I thought they might feed me, but first they showed me a secret and swore me not to tell and I’ve told no one yet.

And so I became a woman.

I was afraid at first when they came for me at home. I told them I wasn’t ready. But I had bled every month since the last year’s end and had passed my fifteenth year so they knew it was time. And what was it after all but heat and cold and hunger, and a secret to be kept from men and from children.

Jason

I’m still here, Caro. How come I’m still here? It never takes this long. From the sweats to the pit, three days and that’s it. Must be a symptom no one talks about – three days, but the last day feels like weeks, months, while your mind shuts and opens, and every opening hits you like a hangover. You’d tell people, except your head’s on fire and your throat’s closing up. Am I right, Caroline? Was it like that for you?

And I feel so old. I’m forty-four and I feel like an old man. It used to take time to get old.

From the sweats to the pit. The kids took to chanting that in the street. There was a ragged pack of them playing their chasing game the day we got out of London, Simon and me. They were playing as if their life depended on it, and not one of them untouched – jabbing the words at each other. Three days and that’s it.

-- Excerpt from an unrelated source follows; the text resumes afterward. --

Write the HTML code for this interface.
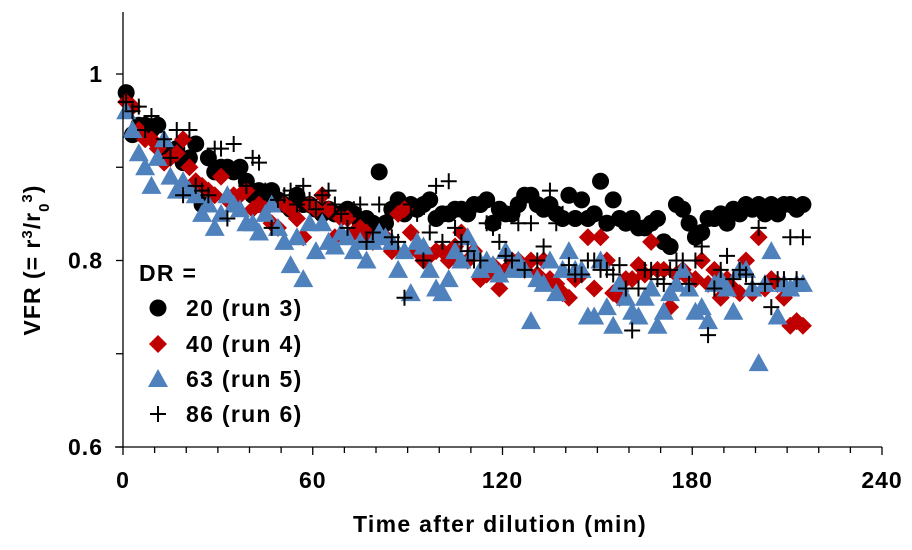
<!DOCTYPE html>
<html><head><meta charset="utf-8"><style>
html,body{margin:0;padding:0;background:#fff;}
svg{display:block;font-family:"Liberation Sans",Arial,sans-serif;}
</style></head><body>
<svg id="chart" width="912" height="550" viewBox="0 0 912 550" xmlns="http://www.w3.org/2000/svg">
<g id="grid"></g>
<g id="marks"></g>
<g id="axes"></g>
</svg>
<script>
const times = [1,3,5,7,9,11,13,15,17,19,21,23,25,27,29,31,33,35,37,39,41,43,45,47,49,51,53,55,57,59,61,63,65,67,69,71,73,75,77,79,81,83,85,87,89,91,93,95,97,99,101,103,105,107,109,111,113,115,117,119,121,123,125,127,129,131,133,135,137,139,141,143,145,147,149,151,153,155,157,159,161,163,165,167,169,171,173,175,177,179,181,183,185,187,189,191,193,195,197,199,201,203,205,207,209,211,213,215];
const run3 = [0.98,0.935,0.945,0.945,0.94,0.945,0.92,0.915,0.92,0.905,0.91,0.925,0.86,0.91,0.895,0.9,0.9,0.895,0.9,0.885,0.87,0.875,0.87,0.875,0.865,0.86,0.855,0.87,0.86,0.86,0.855,0.85,0.855,0.85,0.85,0.855,0.85,0.84,0.845,0.84,0.895,0.84,0.855,0.865,0.85,0.86,0.855,0.86,0.865,0.845,0.85,0.85,0.855,0.855,0.85,0.86,0.86,0.865,0.84,0.855,0.85,0.85,0.86,0.87,0.87,0.86,0.855,0.86,0.85,0.845,0.87,0.845,0.865,0.845,0.85,0.885,0.84,0.865,0.845,0.84,0.845,0.835,0.835,0.84,0.845,0.82,0.815,0.86,0.855,0.84,0.825,0.83,0.845,0.845,0.85,0.84,0.855,0.85,0.86,0.855,0.86,0.85,0.86,0.85,0.86,0.86,0.855,0.86];
const run4 = [0.97,0.965,0.94,0.93,0.93,0.92,0.905,0.91,0.915,0.93,0.9,0.885,0.88,0.875,0.87,0.89,0.865,0.87,0.87,0.875,0.855,0.86,0.855,0.84,0.835,0.86,0.855,0.845,0.825,0.86,0.855,0.87,0.855,0.825,0.845,0.845,0.83,0.835,0.83,0.82,0.825,0.825,0.81,0.85,0.855,0.83,0.81,0.8,0.805,0.81,0.81,0.8,0.815,0.83,0.8,0.81,0.78,0.785,0.795,0.77,0.79,0.8,0.8,0.79,0.8,0.785,0.8,0.78,0.775,0.765,0.76,0.78,0.785,0.825,0.77,0.825,0.8,0.765,0.76,0.78,0.78,0.795,0.785,0.82,0.79,0.79,0.75,0.785,0.79,0.78,0.78,0.8,0.775,0.79,0.76,0.78,0.77,0.765,0.8,0.765,0.825,0.77,0.78,0.775,0.76,0.73,0.735,0.73];
const run5 = [0.96,0.94,0.915,0.9,0.88,0.91,0.93,0.89,0.875,0.885,0.875,0.87,0.85,0.86,0.835,0.85,0.87,0.86,0.855,0.84,0.84,0.83,0.85,0.86,0.835,0.82,0.795,0.825,0.78,0.84,0.81,0.84,0.82,0.815,0.83,0.825,0.81,0.82,0.8,0.82,0.83,0.825,0.82,0.79,0.81,0.765,0.82,0.815,0.79,0.77,0.765,0.78,0.81,0.8,0.825,0.81,0.79,0.8,0.795,0.785,0.81,0.79,0.8,0.79,0.735,0.78,0.775,0.8,0.765,0.79,0.81,0.79,0.79,0.74,0.74,0.8,0.75,0.73,0.775,0.76,0.745,0.74,0.76,0.77,0.73,0.745,0.765,0.775,0.79,0.77,0.745,0.75,0.735,0.775,0.78,0.77,0.745,0.79,0.79,0.77,0.69,0.775,0.81,0.74,0.775,0.77,0.775,0.775];
const run6 = [0.97,0.96,0.965,0.94,0.955,0.945,0.93,0.91,0.94,0.87,0.94,0.88,0.875,0.87,0.92,0.92,0.845,0.925,0.9,0.88,0.91,0.905,0.875,0.835,0.865,0.87,0.875,0.86,0.88,0.865,0.855,0.87,0.875,0.86,0.85,0.835,0.855,0.86,0.82,0.83,0.86,0.845,0.825,0.82,0.76,0.86,0.85,0.8,0.83,0.88,0.82,0.885,0.835,0.82,0.81,0.8,0.8,0.84,0.835,0.82,0.805,0.8,0.84,0.79,0.84,0.8,0.815,0.875,0.84,0.85,0.795,0.785,0.785,0.8,0.8,0.79,0.79,0.785,0.795,0.77,0.725,0.77,0.79,0.79,0.78,0.775,0.79,0.8,0.8,0.775,0.8,0.815,0.72,0.77,0.79,0.805,0.78,0.79,0.785,0.775,0.835,0.775,0.75,0.78,0.78,0.825,0.78,0.825];
const xTicks = [0,60,120,180,240];
const yTicks = [0.6,0.8,1];

const NS = "http://www.w3.org/2000/svg";
const X0 = 123, X1 = 882, Y0 = 447, Y1 = 74;
function sx(t){ return X0 + (t/240)*(X1-X0); }
function sy(v){ return Y0 - (v-0.6)/0.4*(Y0-Y1); }
function mk(tag, attrs, parent){
  const e = document.createElementNS(NS, tag);
  for (const k in attrs) e.setAttribute(k, attrs[k]);
  parent.appendChild(e);
  return e;
}
const marks = document.getElementById('marks');
const axes = document.getElementById('axes');

function circle(g, x, y){ return mk('circle',{cx:x,cy:y,r:8.5,fill:'#000'},g); }
function diamond(g, x, y){ const d=9; return mk('polygon',{points:`${x},${y-d} ${x+d},${y} ${x},${y+d} ${x-d},${y}`,fill:'#c00000'},g); }
function tri(g, x, y){ return mk('polygon',{points:`${x},${y-10} ${x+10},${y+8} ${x-10},${y+8}`,fill:'#4f81bd'},g); }
function plus(g, x, y){ return mk('path',{d:`M${x-8},${y}H${x+8}M${x},${y-8}V${y+8}`,stroke:'#000','stroke-width':2,fill:'none'},g); }

const series = [
  {name:'series-run3', vals:run3, fn:circle},
  {name:'series-run4', vals:run4, fn:diamond},
  {name:'series-run5', vals:run5, fn:tri},
  {name:'series-run6', vals:run6, fn:plus}
];
series.forEach(s=>{
  const g = mk('g',{},marks);
  
  
  const n = Math.min(times.length, s.vals.length);
  for (let i=0;i<n;i++){
    const el = s.fn(g, sx(times[i]), sy(s.vals[i]));
    
    
  }
});

const yAxis = mk('line',{x1:X0,y1:12,x2:X0,y2:Y0,stroke:'#000','stroke-width':1.3},axes);


const xAxis = mk('line',{x1:X0-8,y1:Y0,x2:X1,y2:Y0,stroke:'#000','stroke-width':1.3},axes);


for (let v=0.6; v<=1.06; v+=0.1){
  mk('line',{x1:X0-7,y1:sy(v),x2:X0,y2:sy(v),stroke:'#000','stroke-width':1.3},axes);
}
for (let t=0; t<=240; t+=10){
  mk('line',{x1:sx(t),y1:Y0,x2:sx(t),y2:Y0+(t%60===0?8:6),stroke:'#000','stroke-width':1.3},axes);
}
yTicks.forEach(v=>{
  const tx = mk('text',{x:X0-20,y:sy(v)+8,'text-anchor':'end','font-size':23,'font-weight':'bold','letter-spacing':1},axes);
  tx.textContent = v===1?'1':v.toFixed(1);
  
  
});
xTicks.forEach(t=>{
  const tx = mk('text',{x:sx(t),y:488,'text-anchor':'middle','font-size':23,'font-weight':'bold','letter-spacing':1},axes);
  tx.textContent = t;
  
  
});
</script>
<svg style="position:absolute;left:0;top:0" width="912" height="550" xmlns="http://www.w3.org/2000/svg">
<text x="500" y="532" text-anchor="middle" font-family="Liberation Sans, sans-serif" font-size="23" font-weight="bold" letter-spacing="1.3">Time after dilution (min)</text>
<text transform="translate(40,260) rotate(-90)" text-anchor="middle" font-family="Liberation Sans, sans-serif" font-size="23" font-weight="bold" letter-spacing="1">VFR (= r<tspan baseline-shift="super" font-size="15">3</tspan>/r<tspan baseline-shift="sub" font-size="15">0</tspan><tspan baseline-shift="super" font-size="15">3</tspan>)</text>
<g font-family="Liberation Sans, sans-serif" font-size="23" font-weight="bold" letter-spacing="1.3">
<text x="139" y="281">DR =</text>
<g><circle cx="158" cy="308" r="8.5" fill="#000"/><text x="186" y="316">20 (run 3)</text></g>
<g><polygon points="158,335 167,344 158,353 149,344" fill="#c00000"/><text x="186" y="352">40 (run 4)</text></g>
<g><polygon points="158,369 168,387 148,387" fill="#4f81bd"/><text x="186" y="387">63 (run 5)</text></g>
<g><path d="M150,414H166M158,406V422" stroke="#000" stroke-width="2"/><text x="186" y="422">86 (run 6)</text></g>
</g>
</svg>
</body></html>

We hit a road block near Chiswick. Hard men in gas masks, playing at soldiers, keeping the neighbourhood clean. Waving their guns at microbes. The real soldiers had buggered off weeks before. Or keeled over. Same all over London, same everywhere. Containment was the word they used. Didn’t last long. You need police to run a police state.

But they kept us waiting as if they were the real thing. A couple of cars ahead of us, a van behind, all the engines turned off to save petrol. It was quiet enough to hear the hum of the wind. Across the street, a terrace of houses and a pub on the corner, the Green Dragon. You felt the eyes watching through lace curtains and window bars – whoever was left – or just the windows watching.

And all the time I’m thinking, they’ll recognise Simon’s face. They’ll work out who he is. For a couple of days his picture was on the front pages, the TV, all over the internet – not everyone’s forgotten. They’ll ask for ID and see my name and make the connection and shoot us. Or I’ll say I haven’t got any ID and they’ll shoot us anyway.

A woman appeared in a doorway – she was wearing a pale blue sari, some silvery detail along the edge of the fabric, and she was so elegant you’d think nothing could touch her. But the moment she let go of the door and stepped into the street you could see she had the staggers. Her bag hit the pavement and vegetables spilled out – a tight white cabbage, peppers the colour of sunlight, five onions shedding translucent skin, all rolling towards the gutter. See, I was paying attention. We all were. Jesus, Caro, there must have been acres of vegetables rotting all over Kent, all over the south of England, and we were craving the stuff. I wondered if she was buying or selling, but I wasn’t getting out of the car to ask. I was heading west, ready to take my chance on the road. I figured there’d be food enough if we didn’t get knifed picking it. Fresh meat too, walking around on four legs, hens starving in their sheds with no one to let them out.